The source of the strange bursts of radio energy known as Fast Radio Bursts have been the cause of much confusion and consternation.
They are pulses of light one billion times brighter than anything seen before.
Fast radio bursts are mysterious flashes from deep space that last just a few milliseconds.
They were first seen in 2007.
Since then, about a dozen have been detected by the world’s larger radio telescopes, such as the Parkes Observatory in New South Wales.
Scientists have been scratching their heads as to where they could possibly come from ever since.
A question without an easy answer? Therefore aliens.
“Fast radio bursts are exceedingly bright given their short duration and origin at great distances, and we haven’t identified a possible natural source with any confidence,” says Harvard-Smithsonian Center for Astrophysics theorist Avi Loeb in a statement.
“An artificial origin is worth contemplating and checking.”
He’s one of the authors of a study published in Astrophysical Journal Letters.
They set out to determine what it would take to create a radio burst strong enough to flash across billions of light years of space.
One such example, they surmised, could be a solar-powered transmitter with a surface area twice the size of the Earth.
Such a machine would involve an enormous construction effort.
But still nowhere near the interplanetary size of the alien megastructure proposed as an explanation for giving the star KIC 8462852 its strange stutter.
And there could be a very strong reason to build such a device.
Interstellar travel.
The raw power contained in such a focused radio stream would be enough to propel a 1-million-tonne ship over interstellar distances, they say.

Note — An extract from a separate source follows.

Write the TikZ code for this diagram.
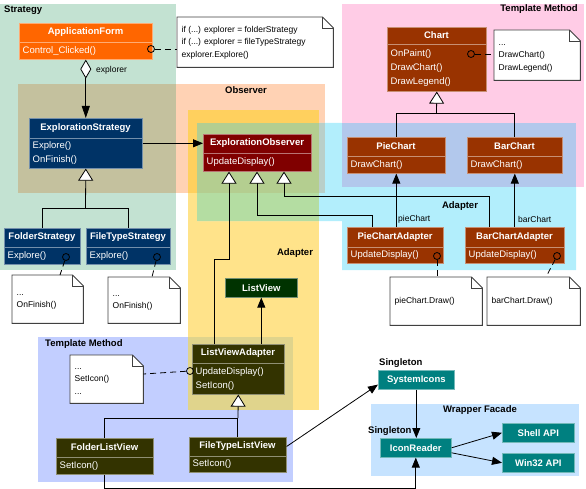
\documentclass[tikz,border=0pt]{standalone}
\usepackage{fontspec}
\setmainfont{Liberation Sans}
\usetikzlibrary{arrows.meta,calc}
\definecolor{bgS}{HTML}{C3E2D2}
\definecolor{bgO}{HTML}{FFD2B4}
\definecolor{bgY}{HTML}{FFE38A}
\definecolor{bgC}{HTML}{B2EEFC}
\definecolor{bgP}{HTML}{FFCCE6}
\definecolor{bgB}{HTML}{C2CEFF}
\definecolor{bgW}{HTML}{C6E3FF}
\definecolor{bgSO}{HTML}{C4C19E}
\definecolor{bgOY}{HTML}{FFD05E}
\definecolor{bgOC}{HTML}{B9CFC9}
\definecolor{bgYC}{HTML}{B4DDA2}
\definecolor{bgOYC}{HTML}{B4CE90}
\definecolor{bgCP}{HTML}{B2C8EC}
\definecolor{bgBY}{HTML}{E0D48C}
\definecolor{cOrange}{HTML}{FF6600}
\definecolor{cNavy}{HTML}{003366}
\definecolor{cMaroon}{HTML}{800000}
\definecolor{cBrown}{HTML}{993300}
\definecolor{cDkGreen}{HTML}{003300}
\definecolor{cOlive}{HTML}{333300}
\definecolor{cTeal}{HTML}{008080}
\tikzset{
  classbox/.style={rectangle, inner sep=0pt, line width=0.6pt},
  classtitle/.style={text=white, font=\bfseries\fontsize{9.5}{11}\selectfont, inner sep=0pt},
  classops/.style={text=white, font=\fontsize{9.5}{14}\selectfont, align=left, inner sep=0pt},
  notetext/.style={font=\fontsize{8.5}{12.5}\selectfont, align=left, inner sep=0pt},
  noteline/.style={draw=black!75, line width=0.9pt},
  lbl/.style={font=\bfseries\fontsize{9.5}{11}\selectfont, inner sep=0pt},
  rolelbl/.style={font=\fontsize{8.5}{10}\selectfont, inner sep=0pt},
  conn/.style={line width=0.8pt, draw=black},
  arr/.style={conn, -{Triangle[length=10pt,width=8pt]}},
  gen/.style={conn, -{Triangle[length=12pt,width=15pt,fill=white,line width=0.8pt]}},
  aggr/.style={conn, {Diamond[fill=white,length=19pt,width=11pt,line width=0.8pt]}-{Triangle[length=12pt,width=8pt]}},
  dep/.style={conn, dash pattern=on 6pt off 4pt},
  lollipop/.style={circle, draw=black, line width=0.8pt, minimum size=7pt, inner sep=0pt},
}
% name, x1, y1, x2, y2, sep, colour, title, methods
\newcommand\umlclass[9]{%
  \node[classbox, fill=#7, draw=#7!55!white, minimum width={#4-#2}, minimum height={#5-#3}, anchor=north west] (#1) at (#2,#3) {};
  \draw[draw=#7!55!white, line width=0.6pt] (#2,#6) -- (#4,#6);
  \node[classtitle] (#1-t) at ({(#2+#4)/2},{(#3+#6)/2}) {#8};
  \node[classops, anchor=west] (#1-m) at ({#2+3.5},{(#6+#5)/2}) {\strut #9\strut};
}
% name, x1, y1, x2, y2, colour, title
\newcommand\umlsimple[7]{%
  \node[classbox, fill=#6, draw=#6!55!white, minimum width={#4-#2}, minimum height={#5-#3}, anchor=north west] (#1) at (#2,#3) {};
  \node[classtitle] (#1-t) at (#1.center) {#7};
}
% name, x1, y1, x2, y2, text
\newcommand\umlnote[6]{%
  \node[inner sep=0pt, minimum width={#4-#2}, minimum height={#5-#3}, anchor=north west] (#1) at (#2,#3) {};
  \draw[noteline, fill=white] (#1.north west) -- ([xshift=-11pt]#1.north east) -- ([yshift=-11pt]#1.north east) -- (#1.south east) -- (#1.south west) -- cycle;
  \draw[noteline] ([xshift=-11pt]#1.north east) |- ([yshift=-11pt]#1.north east);
  \node[notetext, anchor=west] (#1-x) at ([xshift=4.5pt]#1.west) {\strut #6\strut};
}
\begin{document}
\begin{tikzpicture}[x=1pt,y=-1pt]
\useasboundingbox (0,0) rectangle (586,489);
% ---------- background regions ----------
\fill[bgS] (0,4) rectangle (176,270);
\fill[bgO] (18,84) rectangle (325,193);
\fill[bgY] (188,110) rectangle (319,410);
\fill[bgC] (197,123) -- (576,123) -- (576,270) -- (342,270) -- (342,221) -- (197,221) -- cycle;
\fill[bgP] (342,4) rectangle (584,187);
\fill[bgB] (38,337) rectangle (293,482);
\fill[bgW] (371,404) rectangle (579,476);
\fill[bgSO] (18,84) rectangle (176,193);
\fill[bgOY] (188,110) rectangle (319,193);
\fill[bgOC] (319,123) rectangle (325,193);
\fill[bgYC] (197,123) rectangle (319,221);
\fill[bgOYC] (197,123) rectangle (319,193);
\fill[bgCP] (342,123) rectangle (576,187);
\fill[bgBY] (188,337) rectangle (293,410);
% ---------- region labels ----------
\node[lbl, anchor=west] (lStrategy) at (4,10) {Strategy};
\node[lbl] (lObserver) at (246,90) {Observer};
\node[lbl, anchor=east] (lTM1) at (578,9) {Template Method};
\node[lbl] (lAdapter1) at (295,253) {Adapter};
\node[lbl] (lAdapter2) at (460,206) {Adapter};
\node[lbl, anchor=west] (lTM2) at (45,344) {Template Method};
\node[lbl, anchor=west] (lSing1) at (379,363) {Singleton};
\node[lbl, anchor=west] (lSing2) at (368,431) {Singleton};
\node[lbl] (lWF) at (480,410) {Wrapper Facade};
% ---------- classes ----------
\umlclass{af}{19}{23}{152}{59}{42}{cOrange}{ApplicationForm}{Control\_Clicked()}
\umlclass{es}{29}{118}{142}{168}{138}{cNavy}{ExplorationStrategy}{Explore()\\OnFinish()}
\umlclass{fs}{4}{228}{80}{264}{247}{cNavy}{FolderStrategy}{Explore()}
\umlclass{ft}{86}{228}{170}{264}{247}{cNavy}{FileTypeStrategy}{Explore()}
\umlclass{eo}{203}{134}{311}{171}{153}{cMaroon}{ExplorationObserver}{UpdateDisplay()}
\umlclass{chart}{387}{27}{486}{91}{44}{cBrown}{Chart}{OnPaint()\\DrawChart()\\DrawLegend()}
\umlclass{pc}{347}{137}{445}{173}{156}{cBrown}{PieChart}{DrawChart()}
\umlclass{bc}{467}{137}{562}{173}{156}{cBrown}{BarChart}{DrawChart()}
\umlclass{pca}{347}{227}{443}{263}{247}{cBrown}{PieChartAdapter}{UpdateDisplay()}
\umlclass{bca}{465}{227}{564}{263}{247}{cBrown}{BarChartAdapter}{UpdateDisplay()}
\umlclass{lva}{192}{344}{284}{394}{363}{cOlive}{ListViewAdapter}{UpdateDisplay()\\SetIcon()}
\umlclass{flv}{56}{438}{153}{474}{457}{cOlive}{FolderListView}{SetIcon()}
\umlclass{ftlv}{189}{437}{286}{472}{456}{cOlive}{FileTypeListView}{SetIcon()}
\umlsimple{lv}{225}{278}{297}{297}{cDkGreen}{ListView}
\umlsimple{si}{378}{370}{454}{389}{cTeal}{SystemIcons}
\umlsimple{ir}{380}{438}{451}{457}{cTeal}{IconReader}
\umlsimple{shell}{502}{423}{574}{442}{cTeal}{Shell API}
\umlsimple{win}{502}{453}{574}{472}{cTeal}{Win32 API}
% ---------- notes ----------
\umlnote{naf}{177}{17}{333}{67}{if (...) explorer = folderStrategy\\if (...) explorer = fileTypeStrategy\\explorer.Explore()}
\umlnote{nchart}{494}{30}{580}{80}{...\\DrawChart()\\DrawLegend()}
\umlnote{nfs}{12}{275}{83}{323}{...\\OnFinish()}
\umlnote{nft}{108}{277}{180}{323}{...\\OnFinish()}
\umlnote{npca}{390}{277}{482}{325}{pieChart.Draw()}
\umlnote{nbca}{487}{277}{580}{325}{barChart.Draw()}
\umlnote{nlva}{70}{355}{143}{403}{...\\SetIcon()\\...}
% ---------- lollipops and note links ----------
\node[lollipop] (caf) at (151,49) {};
\node[lollipop] (cchart) at (471,54) {};
\node[lollipop] (cfs) at (66,257) {};
\node[lollipop] (cft) at (157,257) {};
\node[lollipop] (cpca) at (437,256) {};
\node[lollipop] (cbca) at (557,256) {};
\node[lollipop] (clva) at (190,371) {};
\draw[dep] (caf) -- (caf -| naf.west);
\draw[dep] (cchart) -- (cchart -| nchart.west);
\draw[dep] (cfs) -- (60,0 |- nfs.north);
\draw[dep] (cft) -- (152,0 |- nft.north);
\draw[dep] (cpca) -- (cpca |- npca.north);
\draw[dep] (cbca) -- (546,0 |- nbca.north);
\draw[dep] (clva) -- (nlva.east |- 0,374);
% ---------- associations ----------
\draw[aggr] (af.south) -- (es.north);
\node[rolelbl, anchor=west] (lexplorer) at (96,70) {explorer};
\draw[arr] (es.east) -- (es.east -| eo.west);
\draw[arr] (pc.south |- pca.north) -- (pc.south);
\node[rolelbl, anchor=west] (lpie) at (398,219) {pieChart};
\draw[arr] (bc.south |- bca.north) -- (bc.south);
\node[rolelbl, anchor=west] (lbar) at (518,219) {barChart};
\draw[arr] (lv.south |- lva.north) -- (lv.south);
\draw[arr] (flv.south) -- ++(0,14) -| (ir.south);
\draw[arr] (ftlv.east |- ftlv-t) -- ([yshift=5pt]si.south west);
\draw[arr] (si.south) -- (si.south |- ir.north);
\draw[arr] (ir.east) -- (shell.west);
\draw[arr] ([yshift=-5pt]ir.east) -- (win.west);
% ---------- generalizations ----------
\coordinate (jes) at (85.5,208);
\draw[conn] (fs.north) |- (ft.north |- jes) -- (ft.north);
\draw[gen] (jes) -- (es.south);
\coordinate (jch) at (436.5,113);
\draw[conn] (pc.north) |- (bc.north |- jch) -- (bc.north);
\draw[gen] (jch) -- (chart.south);
\coordinate (jlv) at (238,418);
\draw[conn] (flv.north) |- (ftlv.north |- jlv) -- (ftlv.north);
\draw[gen] (jlv) -- (lva.south);
\draw[gen] (214,0 |- lva.north) |- (229,259) -- (229,0 |- eo.south);
\draw[gen] (372,0 |- pca.north) |- (257,215) -- (257,0 |- eo.south);
\draw[gen] (489,0 |- bca.north) |- (284,196) -- (284,0 |- eo.south);
\end{tikzpicture}
\end{document}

At 20 times bigger than the largest ocean liner, “that’s big enough to carry living passengers across interstellar or even intergalactic distances,” co-author Manasvi Lingam of Harvard University stated.
So why do we see only a flash?
Such a ship would likely need the radio beam to be blasting into its sails constantly.
The researchers say all things are relative.
The sail-ship is moving. Its host planet is moving. Its star is moving.
This means the radio beams would only occasionally sweep past our direction.
Is this all just pie-in-the-sky thinking?
“Science isn’t a matter of belief, it’s a matter of evidence,” Loeb says.
“Deciding what’s likely ahead of time limits the possibilities. It’s worth putting ideas out there and letting the data be the judge.”